>> BEGIN PROVIDED MATERIAL

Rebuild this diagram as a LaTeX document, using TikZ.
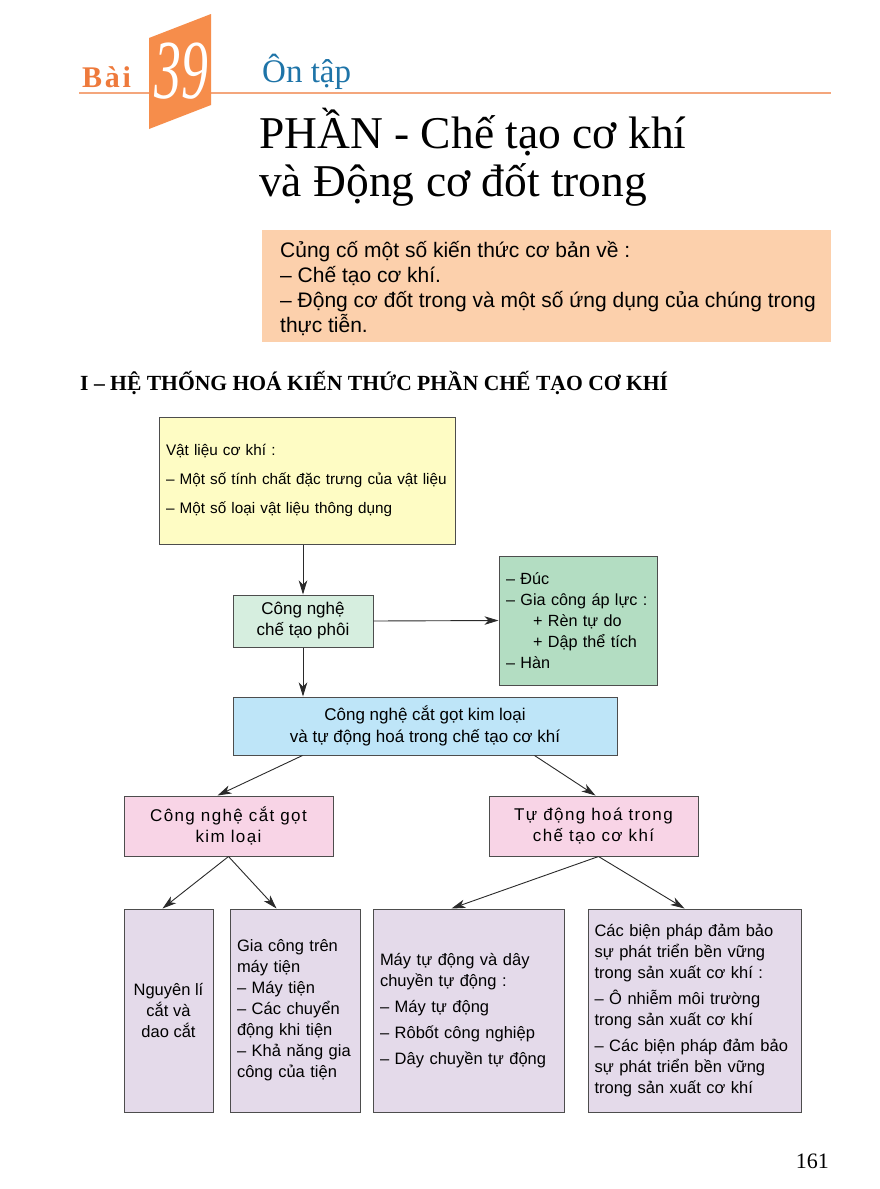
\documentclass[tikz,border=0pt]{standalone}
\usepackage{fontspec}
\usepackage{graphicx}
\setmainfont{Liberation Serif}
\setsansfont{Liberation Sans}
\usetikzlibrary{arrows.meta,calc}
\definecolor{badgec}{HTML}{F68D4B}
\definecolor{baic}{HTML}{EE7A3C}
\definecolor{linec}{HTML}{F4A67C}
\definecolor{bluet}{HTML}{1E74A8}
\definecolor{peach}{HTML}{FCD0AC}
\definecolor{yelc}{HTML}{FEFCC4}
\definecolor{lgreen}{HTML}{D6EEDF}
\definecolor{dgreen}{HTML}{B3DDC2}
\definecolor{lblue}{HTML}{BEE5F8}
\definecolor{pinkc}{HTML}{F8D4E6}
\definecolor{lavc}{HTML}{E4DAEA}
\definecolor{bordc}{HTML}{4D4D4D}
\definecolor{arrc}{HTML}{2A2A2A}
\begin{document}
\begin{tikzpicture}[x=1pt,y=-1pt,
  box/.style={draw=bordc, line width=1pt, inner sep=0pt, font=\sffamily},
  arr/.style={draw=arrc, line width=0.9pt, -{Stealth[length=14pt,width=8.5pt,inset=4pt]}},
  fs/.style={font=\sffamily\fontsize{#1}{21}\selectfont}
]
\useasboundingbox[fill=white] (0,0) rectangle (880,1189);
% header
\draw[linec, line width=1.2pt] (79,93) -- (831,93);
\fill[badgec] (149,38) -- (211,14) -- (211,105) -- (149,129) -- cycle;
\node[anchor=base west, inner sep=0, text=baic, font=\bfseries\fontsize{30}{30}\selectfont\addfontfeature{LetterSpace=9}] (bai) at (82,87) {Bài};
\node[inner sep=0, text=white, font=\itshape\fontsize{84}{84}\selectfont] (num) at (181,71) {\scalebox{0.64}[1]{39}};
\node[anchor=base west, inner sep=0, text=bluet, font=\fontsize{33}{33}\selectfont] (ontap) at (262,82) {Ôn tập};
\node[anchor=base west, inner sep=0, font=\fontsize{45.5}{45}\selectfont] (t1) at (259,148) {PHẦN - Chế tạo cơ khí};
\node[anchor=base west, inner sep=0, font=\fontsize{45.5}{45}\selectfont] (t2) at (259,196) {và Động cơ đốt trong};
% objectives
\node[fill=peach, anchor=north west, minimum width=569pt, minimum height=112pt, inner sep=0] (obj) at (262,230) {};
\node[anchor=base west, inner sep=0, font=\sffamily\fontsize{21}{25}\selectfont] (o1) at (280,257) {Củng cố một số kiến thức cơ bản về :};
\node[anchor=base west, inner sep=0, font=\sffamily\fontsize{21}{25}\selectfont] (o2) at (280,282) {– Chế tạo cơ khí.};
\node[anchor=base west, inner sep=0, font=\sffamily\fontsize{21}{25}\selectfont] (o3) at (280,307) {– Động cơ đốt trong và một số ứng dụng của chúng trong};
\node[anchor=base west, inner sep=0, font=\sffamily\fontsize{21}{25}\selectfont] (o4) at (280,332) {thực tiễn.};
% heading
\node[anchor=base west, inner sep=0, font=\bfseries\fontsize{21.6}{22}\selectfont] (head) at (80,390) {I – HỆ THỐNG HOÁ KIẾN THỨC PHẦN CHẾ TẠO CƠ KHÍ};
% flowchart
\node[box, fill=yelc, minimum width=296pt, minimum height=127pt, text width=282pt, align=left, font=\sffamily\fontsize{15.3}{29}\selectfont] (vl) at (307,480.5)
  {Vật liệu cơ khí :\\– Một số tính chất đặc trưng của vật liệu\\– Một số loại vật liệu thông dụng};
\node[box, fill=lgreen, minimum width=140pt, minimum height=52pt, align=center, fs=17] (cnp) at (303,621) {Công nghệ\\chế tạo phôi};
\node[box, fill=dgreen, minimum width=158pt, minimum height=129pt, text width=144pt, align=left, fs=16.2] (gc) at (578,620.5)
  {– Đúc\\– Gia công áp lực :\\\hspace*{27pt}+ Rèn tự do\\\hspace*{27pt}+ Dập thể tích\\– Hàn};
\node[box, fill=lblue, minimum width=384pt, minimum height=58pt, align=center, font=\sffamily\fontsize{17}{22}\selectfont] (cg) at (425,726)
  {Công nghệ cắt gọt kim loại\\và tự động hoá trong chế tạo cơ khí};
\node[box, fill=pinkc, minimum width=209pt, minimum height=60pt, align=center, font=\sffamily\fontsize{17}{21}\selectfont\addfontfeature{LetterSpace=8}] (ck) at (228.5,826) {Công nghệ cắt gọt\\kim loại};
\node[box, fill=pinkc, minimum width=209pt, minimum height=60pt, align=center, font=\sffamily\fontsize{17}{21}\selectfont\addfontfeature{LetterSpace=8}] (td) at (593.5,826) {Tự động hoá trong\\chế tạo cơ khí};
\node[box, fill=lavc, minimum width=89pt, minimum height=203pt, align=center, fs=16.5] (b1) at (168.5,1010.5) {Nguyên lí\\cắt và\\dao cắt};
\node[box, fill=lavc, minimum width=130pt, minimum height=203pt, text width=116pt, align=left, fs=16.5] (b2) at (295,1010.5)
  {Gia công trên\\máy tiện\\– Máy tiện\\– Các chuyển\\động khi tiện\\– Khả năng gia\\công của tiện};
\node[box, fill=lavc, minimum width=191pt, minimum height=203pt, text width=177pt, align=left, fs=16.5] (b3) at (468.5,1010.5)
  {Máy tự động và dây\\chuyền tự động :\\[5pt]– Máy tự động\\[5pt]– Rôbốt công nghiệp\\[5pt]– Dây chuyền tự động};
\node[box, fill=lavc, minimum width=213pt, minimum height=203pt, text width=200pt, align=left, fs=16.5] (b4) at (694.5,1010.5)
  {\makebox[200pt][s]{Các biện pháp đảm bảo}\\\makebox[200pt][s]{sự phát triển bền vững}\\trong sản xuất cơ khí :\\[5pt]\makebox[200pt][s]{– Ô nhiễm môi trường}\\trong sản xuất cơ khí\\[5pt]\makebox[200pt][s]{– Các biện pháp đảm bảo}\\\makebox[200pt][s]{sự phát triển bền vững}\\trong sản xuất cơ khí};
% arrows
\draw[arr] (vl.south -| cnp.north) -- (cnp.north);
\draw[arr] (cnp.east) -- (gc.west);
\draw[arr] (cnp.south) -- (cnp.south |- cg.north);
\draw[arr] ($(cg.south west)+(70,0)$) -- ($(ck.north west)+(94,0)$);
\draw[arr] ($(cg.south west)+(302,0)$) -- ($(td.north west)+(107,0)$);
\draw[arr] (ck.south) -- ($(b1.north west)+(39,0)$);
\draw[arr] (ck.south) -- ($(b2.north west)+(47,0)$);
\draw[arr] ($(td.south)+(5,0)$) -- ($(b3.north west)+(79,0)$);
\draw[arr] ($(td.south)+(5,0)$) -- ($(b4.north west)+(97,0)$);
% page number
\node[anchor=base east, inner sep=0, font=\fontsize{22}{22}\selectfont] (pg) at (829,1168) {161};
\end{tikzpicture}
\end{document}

>> END PROVIDED MATERIAL
>> BEGIN PROVIDED MATERIAL

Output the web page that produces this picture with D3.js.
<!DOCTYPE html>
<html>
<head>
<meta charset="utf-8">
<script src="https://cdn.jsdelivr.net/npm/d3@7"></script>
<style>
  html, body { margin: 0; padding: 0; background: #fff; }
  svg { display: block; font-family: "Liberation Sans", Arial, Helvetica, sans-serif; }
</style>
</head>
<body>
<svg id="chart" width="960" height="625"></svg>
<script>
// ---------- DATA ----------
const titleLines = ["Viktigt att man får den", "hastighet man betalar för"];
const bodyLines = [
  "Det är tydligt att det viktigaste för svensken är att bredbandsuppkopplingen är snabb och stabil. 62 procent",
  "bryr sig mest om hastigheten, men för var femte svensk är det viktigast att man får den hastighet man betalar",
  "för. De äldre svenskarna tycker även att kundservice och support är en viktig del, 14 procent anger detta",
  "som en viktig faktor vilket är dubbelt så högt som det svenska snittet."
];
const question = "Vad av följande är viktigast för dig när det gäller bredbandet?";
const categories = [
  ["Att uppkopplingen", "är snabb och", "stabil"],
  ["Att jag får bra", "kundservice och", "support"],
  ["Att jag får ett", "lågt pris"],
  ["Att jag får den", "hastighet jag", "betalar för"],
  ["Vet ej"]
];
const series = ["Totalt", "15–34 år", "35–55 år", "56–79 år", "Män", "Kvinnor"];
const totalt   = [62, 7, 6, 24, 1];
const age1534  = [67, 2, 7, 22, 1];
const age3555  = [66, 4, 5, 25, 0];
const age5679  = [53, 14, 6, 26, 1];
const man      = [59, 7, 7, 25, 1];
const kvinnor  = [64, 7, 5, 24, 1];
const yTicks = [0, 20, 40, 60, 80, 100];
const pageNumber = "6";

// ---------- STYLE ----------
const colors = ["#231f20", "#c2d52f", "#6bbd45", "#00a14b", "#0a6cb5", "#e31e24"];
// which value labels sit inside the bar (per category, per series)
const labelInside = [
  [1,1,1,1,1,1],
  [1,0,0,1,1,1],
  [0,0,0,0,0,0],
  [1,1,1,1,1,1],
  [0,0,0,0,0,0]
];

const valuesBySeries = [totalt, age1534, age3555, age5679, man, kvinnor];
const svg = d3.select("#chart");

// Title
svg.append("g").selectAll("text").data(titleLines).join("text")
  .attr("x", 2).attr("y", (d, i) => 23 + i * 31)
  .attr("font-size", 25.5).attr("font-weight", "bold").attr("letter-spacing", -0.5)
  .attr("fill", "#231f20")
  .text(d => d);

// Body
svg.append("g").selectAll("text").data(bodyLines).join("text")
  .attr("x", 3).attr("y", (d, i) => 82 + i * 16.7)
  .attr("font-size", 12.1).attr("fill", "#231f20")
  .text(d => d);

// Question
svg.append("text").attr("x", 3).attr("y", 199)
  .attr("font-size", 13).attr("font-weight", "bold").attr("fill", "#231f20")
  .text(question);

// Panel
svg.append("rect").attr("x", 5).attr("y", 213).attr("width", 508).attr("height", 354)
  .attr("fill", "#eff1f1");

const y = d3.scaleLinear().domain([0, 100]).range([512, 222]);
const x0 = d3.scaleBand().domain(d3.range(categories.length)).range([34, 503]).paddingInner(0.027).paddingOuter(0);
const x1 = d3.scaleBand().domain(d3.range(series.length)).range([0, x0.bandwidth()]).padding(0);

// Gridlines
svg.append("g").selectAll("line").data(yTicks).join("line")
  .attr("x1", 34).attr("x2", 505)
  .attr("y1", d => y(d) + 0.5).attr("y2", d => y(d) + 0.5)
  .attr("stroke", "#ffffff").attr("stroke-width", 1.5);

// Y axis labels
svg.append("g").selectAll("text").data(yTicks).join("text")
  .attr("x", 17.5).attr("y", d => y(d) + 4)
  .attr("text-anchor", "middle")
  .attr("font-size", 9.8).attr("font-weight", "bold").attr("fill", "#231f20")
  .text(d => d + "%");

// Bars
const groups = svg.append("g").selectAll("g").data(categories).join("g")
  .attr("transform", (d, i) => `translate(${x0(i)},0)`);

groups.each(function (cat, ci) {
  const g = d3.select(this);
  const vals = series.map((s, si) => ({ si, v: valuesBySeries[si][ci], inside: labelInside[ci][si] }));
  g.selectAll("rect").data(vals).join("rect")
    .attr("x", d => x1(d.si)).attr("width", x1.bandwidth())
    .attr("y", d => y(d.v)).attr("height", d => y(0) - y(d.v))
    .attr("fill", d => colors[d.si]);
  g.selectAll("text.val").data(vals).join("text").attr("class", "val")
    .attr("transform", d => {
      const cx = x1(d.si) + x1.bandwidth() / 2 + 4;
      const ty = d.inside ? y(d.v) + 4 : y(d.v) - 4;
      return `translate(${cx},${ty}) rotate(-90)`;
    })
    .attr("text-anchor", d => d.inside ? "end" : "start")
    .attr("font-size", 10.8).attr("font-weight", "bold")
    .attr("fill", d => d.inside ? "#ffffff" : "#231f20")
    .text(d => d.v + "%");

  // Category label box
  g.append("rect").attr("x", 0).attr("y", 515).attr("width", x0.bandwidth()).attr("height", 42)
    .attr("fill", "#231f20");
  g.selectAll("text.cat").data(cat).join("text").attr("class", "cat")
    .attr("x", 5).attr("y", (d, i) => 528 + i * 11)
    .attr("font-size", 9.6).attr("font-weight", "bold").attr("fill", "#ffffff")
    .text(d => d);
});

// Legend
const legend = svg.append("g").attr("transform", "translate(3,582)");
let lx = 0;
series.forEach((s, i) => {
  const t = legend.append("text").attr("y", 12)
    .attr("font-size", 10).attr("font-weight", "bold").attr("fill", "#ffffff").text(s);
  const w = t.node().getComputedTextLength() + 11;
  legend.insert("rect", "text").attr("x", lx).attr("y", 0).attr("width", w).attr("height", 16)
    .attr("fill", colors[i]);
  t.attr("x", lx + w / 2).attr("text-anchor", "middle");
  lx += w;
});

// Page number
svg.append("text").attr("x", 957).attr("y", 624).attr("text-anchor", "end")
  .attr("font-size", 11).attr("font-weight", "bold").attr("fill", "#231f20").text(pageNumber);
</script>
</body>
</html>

>> END PROVIDED MATERIAL

__WHAT THE EXERCISE ASKS__.
Search the listing for the string "this". Copy each line where it turns up.

__WRITTEN RESPONSE__.
Rebuild this diagram as a LaTeX document, using TikZ.
Output the web page that produces this picture with D3.js.
  const g = d3.select(this);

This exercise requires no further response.